Let us add a comment concerning contractual clauses prohibiting the parties from offsetting their reciprocal claims.
The possibility for two parties to set-off mutual claims is expressly provided for in Art. 120 para. 1 SCO. This possibility is recognized even if the offsetting claim is disputed (Art. 120 para. 2 SCO). However, freedom of contract allows the parties to waive their right to set-off (Art. 126 SCO).

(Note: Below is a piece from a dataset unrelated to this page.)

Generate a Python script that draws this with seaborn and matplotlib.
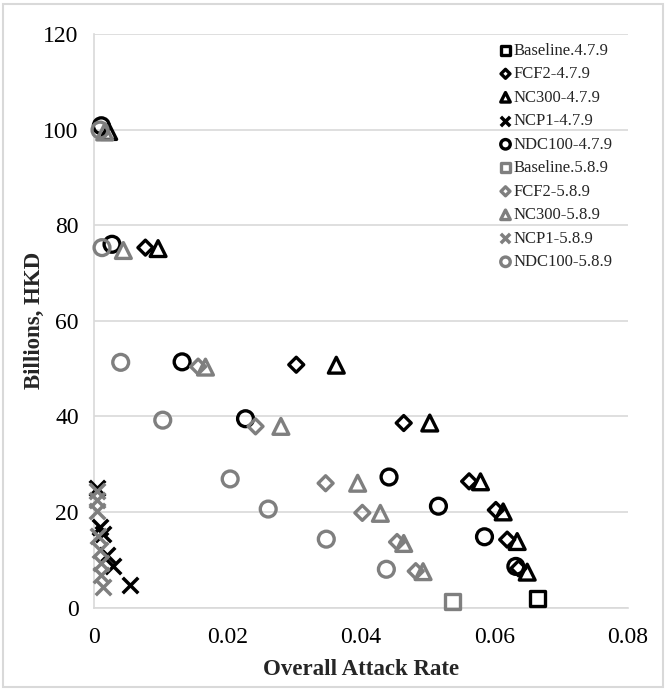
import matplotlib
matplotlib.use("Agg")
import matplotlib.pyplot as plt
from matplotlib.patches import Rectangle
import seaborn as sns
import pandas as pd

# ---- data ----
series_names = ["Baseline.4.7.9", "FCF2-4.7.9", "NC300-4.7.9", "NCP1-4.7.9", "NDC100-4.7.9",
                "Baseline.5.8.9", "FCF2-5.8.9", "NC300-5.8.9", "NCP1-5.8.9", "NDC100-5.8.9"]

baseline_479_x = [0.0665]
baseline_479_y = [1.8]
fcf2_479_x = [0.0077, 0.0303, 0.0464, 0.0562, 0.0602, 0.0619, 0.0636]
fcf2_479_y = [75.3, 50.8, 38.6, 26.4, 20.4, 14.2, 8.2]
nc300_479_x = [0.0022, 0.0096, 0.0363, 0.0503, 0.0579, 0.0613, 0.0634, 0.0649]
nc300_479_y = [99.6, 75.1, 50.7, 38.6, 26.3, 20.0, 13.8, 7.4]
ncp1_479_x = [0.0005, 0.0009, 0.0014, 0.0019, 0.0029, 0.0054]
ncp1_479_y = [25.0, 16.8, 15.4, 11.0, 8.6, 4.8]
ndc100_479_x = [0.0011, 0.0027, 0.0132, 0.0227, 0.0442, 0.0516, 0.0585, 0.0632]
ndc100_479_y = [100.8, 76.0, 51.4, 39.5, 27.3, 21.2, 14.8, 8.6]

baseline_589_x = [0.0537]
baseline_589_y = [1.2]
fcf2_589_x = [0.0156, 0.0242, 0.0347, 0.0402, 0.0454, 0.0482]
fcf2_589_y = [50.4, 37.9, 26.0, 19.8, 13.7, 7.6]
nc300_589_x = [0.0016, 0.0044, 0.0167, 0.0280, 0.0395, 0.0429, 0.0464, 0.0493]
nc300_589_y = [99.5, 74.7, 50.3, 37.9, 26.0, 19.7, 13.4, 7.5]
ncp1_589_x = [0.0004, 0.0004, 0.0004, 0.0006, 0.0009, 0.0011, 0.0011, 0.0014]
ncp1_589_y = [24.4, 22.5, 20.1, 14.9, 12.1, 9.3, 6.9, 4.3]
ndc100_589_x = [0.0009, 0.0012, 0.0040, 0.0103, 0.0204, 0.0261, 0.0348, 0.0438]
ndc100_589_y = [99.9, 75.3, 51.3, 39.2, 26.9, 20.6, 14.3, 8.0]

x_ticks = [0, 0.02, 0.04, 0.06, 0.08]
x_tick_labels = ["0", "0.02", "0.04", "0.06", "0.08"]
y_ticks = [0, 20, 40, 60, 80, 100, 120]

xs = [baseline_479_x, fcf2_479_x, nc300_479_x, ncp1_479_x, ndc100_479_x,
      baseline_589_x, fcf2_589_x, nc300_589_x, ncp1_589_x, ndc100_589_x]
ys = [baseline_479_y, fcf2_479_y, nc300_479_y, ncp1_479_y, ndc100_479_y,
      baseline_589_y, fcf2_589_y, nc300_589_y, ncp1_589_y, ndc100_589_y]

rows = []
for name, xv, yv in zip(series_names, xs, ys):
    for a, b in zip(xv, yv):
        rows.append({"series": name, "x": a, "y": b})
df = pd.DataFrame(rows)

# ---- styling ----
sns.set_style("white")
plt.rcParams["font.family"] = ["Liberation Serif", "DejaVu Serif"]

BLACK = "#000000"
GRAY = "#7f7f7f"
marker_of = {"Baseline": "s", "FCF2": "D", "NC300": "^", "NCP1": "x", "NDC100": "o"}
size_of = {"s": 115, "D": 58, "^": 130, "x": 125, "o": 130}

fig = plt.figure(figsize=(6.66, 6.92), dpi=100)
ax = fig.add_axes([94 / 666, 1 - 607.5 / 692, (628 - 94) / 666, (607.5 - 34) / 692])

for name in series_names:
    key = name.split(".")[0].split("-")[0]
    m = marker_of[key]
    c = BLACK if "4.7.9" in name else GRAY
    sub = df[df["series"] == name]
    if m == "x":
        sns.scatterplot(data=sub, x="x", y="y", ax=ax, marker=m, s=size_of[m],
                        color=c, linewidth=2.5, label=name, zorder=3, clip_on=False)
    else:
        sns.scatterplot(data=sub, x="x", y="y", ax=ax, marker=m, s=size_of[m],
                        facecolor="none", edgecolor=c, linewidth=2.4, label=name,
                        zorder=3, clip_on=False)

ax.set_xlim(0, 0.08)
ax.set_ylim(0, 120)
ax.set_xticks(x_ticks)
ax.set_xticklabels(x_tick_labels)
ax.set_yticks(y_ticks)
ax.tick_params(axis="both", length=0, labelsize=17, colors="black")
ax.tick_params(axis="x", pad=14)
ax.tick_params(axis="y", pad=11)
ax.yaxis.grid(True, color="#d9d9d9", linewidth=1.2)
ax.xaxis.grid(False)
ax.set_axisbelow(True)
for side in ["top", "right"]:
    ax.spines[side].set_visible(False)
for side in ["left", "bottom"]:
    ax.spines[side].set_color("#d9d9d9")
    ax.spines[side].set_linewidth(1.2)

ax.set_xlabel("Overall Attack Rate", fontsize=16.5, fontweight="bold", labelpad=8)
ax.set_ylabel("Billions, HKD", fontsize=16.5, fontweight="bold", labelpad=-1)

leg = ax.legend(loc="upper left", bbox_to_anchor=(488 / 666, 1 - 31 / 692),
                bbox_transform=fig.transFigure, frameon=False, fontsize=12,
                markerscale=0.6, handlelength=0.7, handletextpad=0.15,
                labelspacing=0.45, borderpad=0.2)

fig.patches.append(Rectangle((3 / 666, 5 / 692), 660 / 666, 683 / 692,
                             transform=fig.transFigure, fill=False,
                             edgecolor="#d9d9d9", linewidth=1.5))

fig.savefig("out.png", dpi=100)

In the case at hand, the parties had agreed to a waiver of set-off in favor of the Manufacturer, i.e., the Distributor could not set-off its claims against the Manufacturer’s claims. However, as shown in this decision, the wording chosen by the parties, although seemingly straightforward, may raise questions of interpretation, particularly in relation to the time limit of the waiver. Here, both the Court of Appeal and the Federal Supreme Court came to the conclusion that the waiver of set-off should continue to have effect not only after the end of the contractual relationship (which can be justified on logical grounds), but also after the commencement of legal proceedings, which – as the Federal Supreme Court itself conceded – does not seem to be adequate to achieve effective proceedings. Indeed, by preventing the Distributor from offsetting its claims, it is forced to take them to court and to initiate a second procedure.
To avoid any uncertainty in this regard, it seems advisable for the parties negotiating a waiver of set-off to address the question of its time limit and to expressly implement their decision into their agreement.